Success depends on more than tools and trades experience. You need a legal business structure, the right licenses, a realistic pricing model, solid insurance, dependable vendors, and a plan for finding customers consistently. If you approach the launch as a business first and a job site second, you will be in a much better position to grow sustainably.

What a construction company actually does

A construction company may offer a wide range of services, from framing and remodeling to concrete work, roofing, excavation, project management, or specialty trade services. Some firms focus on new construction, while others concentrate on repair, renovation, or subcontracting.

Before you register anything, define your scope. The more precise your service offering, the easier it is to price jobs, market your expertise, and understand which licenses or insurance policies you need.

Examples of common niches include:

  • Residential remodeling
  • New home construction
  • Commercial tenant improvements
  • Roofing and siding
  • Electrical, plumbing, or HVAC contracting
  • Concrete and masonry
  • Interior finish work
  • General contracting and project management

Choosing a niche does not mean you are locked into one service forever. It means you start with a focused position that is easier to explain to customers and easier to manage operationally.

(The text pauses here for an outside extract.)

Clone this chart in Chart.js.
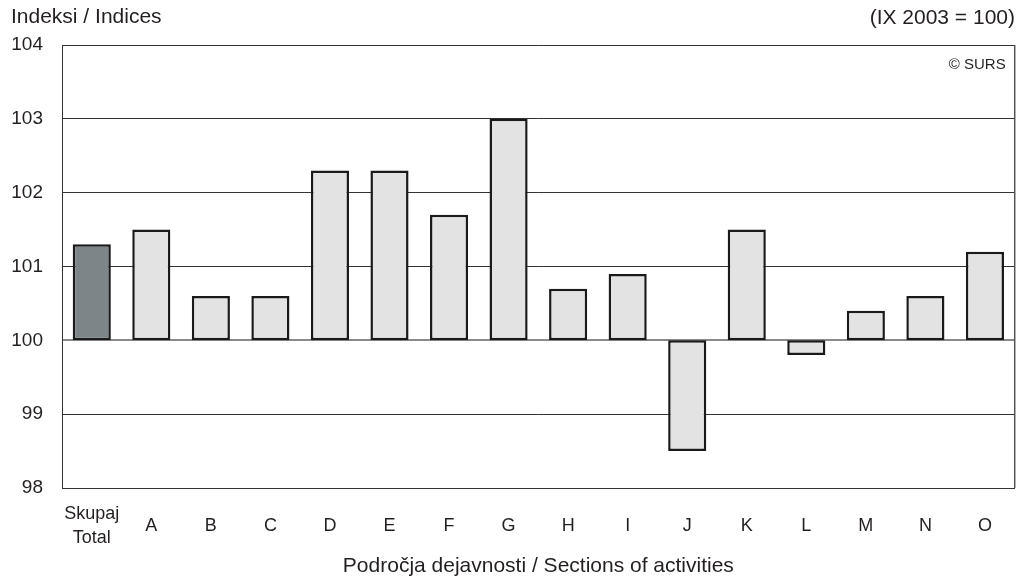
<!DOCTYPE html>
<html>
<head>
<meta charset="utf-8">
<script src="https://cdn.jsdelivr.net/npm/chart.js@4"></script>
<style>
  html, body { margin: 0; padding: 0; background: #fff; }
  #wrap { width: 1018px; height: 579px; position: relative; }
</style>
</head>
<body>
<div id="wrap"><canvas id="graficoIndeksi"></canvas></div>
<script>
const kategorije = [["Skupaj", "Total"], "A", "B", "C", "D", "E", "F", "G", "H", "I", "J", "K", "L", "M", "N", "O"];
const indeksi = [101.3, 101.5, 100.6, 100.6, 102.3, 102.3, 101.7, 103.0, 100.7, 100.9, 98.5, 101.5, 99.8, 100.4, 100.6, 101.2];
const osnova = 100;
const yTicks = [98, 99, 100, 101, 102, 103, 104];

const naslovLevo = "Indeksi / Indices";
const naslovDesno = "(IX 2003 = 100)";
const vir = "© SURS";
const naslovX = "Področja dejavnosti / Sections of activities";

const FONT = "'Liberation Sans', Arial, sans-serif";
const TEXT = "#231f20";

// plovni stolpci od 100 do vrednosti
const podatki = indeksi.map(v => [osnova, v]);
const barve = indeksi.map((v, i) => i === 0 ? "#7e8588" : "#e3e3e3");

// desni rob okvirja in besedila nad grafom
const dodatki = {
    id: "dodatki",
    afterDraw(chart) {
        const ctx = chart.ctx;
        const a = chart.chartArea;
        ctx.save();
        ctx.strokeStyle = "#555";
        ctx.lineWidth = 1.5;
        ctx.beginPath();
        ctx.moveTo(a.right, a.top);
        ctx.lineTo(a.right, a.bottom);
        ctx.stroke();

        ctx.fillStyle = TEXT;
        ctx.textBaseline = "middle";
        ctx.font = "21px " + FONT;
        ctx.textAlign = "left";
        ctx.fillText(naslovLevo, 11, 17);
        ctx.textAlign = "right";
        ctx.fillText(naslovDesno, 1015, 18);
        ctx.font = "15px " + FONT;
        ctx.fillText(vir, a.right - 9, a.top + 20);
        ctx.restore();
    }
};

const ctx = document.getElementById("graficoIndeksi").getContext("2d");
new Chart(ctx, {
    type: "bar",
    data: {
        labels: kategorije,
        datasets: [{
            data: podatki,
            backgroundColor: barve,
            borderColor: "#1a1a1a",
            borderWidth: 2.5,
            borderSkipped: false,
            categoryPercentage: 1,
            barPercentage: 0.64
        }]
    },
    options: {
        responsive: true,
        maintainAspectRatio: false,
        animation: false,
        layout: { padding: { top: 45, right: 2, left: 0, bottom: 0 } },
        plugins: {
            legend: { display: false },
            tooltip: { enabled: false }
        },
        scales: {
            x: {
                grid: { display: false, drawTicks: false },
                border: { display: true, color: "#333", width: 1 },
                ticks: {
                    color: TEXT,
                    font: { family: FONT, size: 18, lineHeight: "24px" },
                    padding: 26,
                    crossAlign: "center",
                    maxRotation: 0,
                    autoSkip: false
                },
                title: {
                    display: true,
                    text: naslovX,
                    color: TEXT,
                    font: { family: FONT, size: 21 },
                    padding: { top: 0, bottom: 0 }
                },
                afterFit(scale) { scale.height = 91; }
            },
            y: {
                min: yTicks[0],
                max: yTicks[yTicks.length - 1],
                afterBuildTicks(scale) { scale.ticks = yTicks.map(v => ({ value: v })); },
                grid: {
                    drawTicks: false,
                    color: c => c.tick && c.tick.value === osnova ? "#8a8a8a" : "#333",
                    lineWidth: c => c.tick && c.tick.value === osnova ? 2 : 1
                },
                border: { display: true, color: "#333", width: 1 },
                ticks: {
                    color: TEXT,
                    font: { family: FONT, size: 19 },
                    padding: 19
                },
                afterFit(scale) { scale.width = 62; }
            }
        }
    },
    plugins: [dodatki]
});
</script>
</body>
</html>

Step 1: Define your niche and target market

The construction industry is broad. A company that tries to serve everyone usually ends up competing on price, which is rarely a healthy long-term strategy.

Instead, decide who you want to serve and what problems you solve best. Ask questions such as:

  • Do I want to work on homes, commercial properties, or both?
  • Will I handle large projects, small repairs, or recurring maintenance?
  • Am I strongest in managing full projects or in a specific trade?
  • Do I already have relationships with homeowners, developers, property managers, or general contractors?

Your target market should shape your branding, pricing, insurance, staffing, and marketing. A company serving luxury remodel clients will need a different sales approach than a firm focused on industrial subcontracting.

Step 2: Choose a business name and legal structure

Your business name should be memorable, professional, and easy to understand. In many cases, it helps to include a word that signals your work, such as construction, contracting, builders, or renovation. Check state rules before you settle on a final name, and confirm that the name is available in your state and for domain registration.

After naming the business, choose a legal structure. The most common options are:

  • Sole proprietorship: Simple to set up, but it does not separate personal and business liability.
  • Partnership: Useful when two or more owners want to share responsibility and profits.
  • Limited liability company (LLC): Popular for small construction firms because it can provide liability separation and flexible tax treatment.
  • Corporation: Better suited for companies that expect more formal ownership structures or future investment.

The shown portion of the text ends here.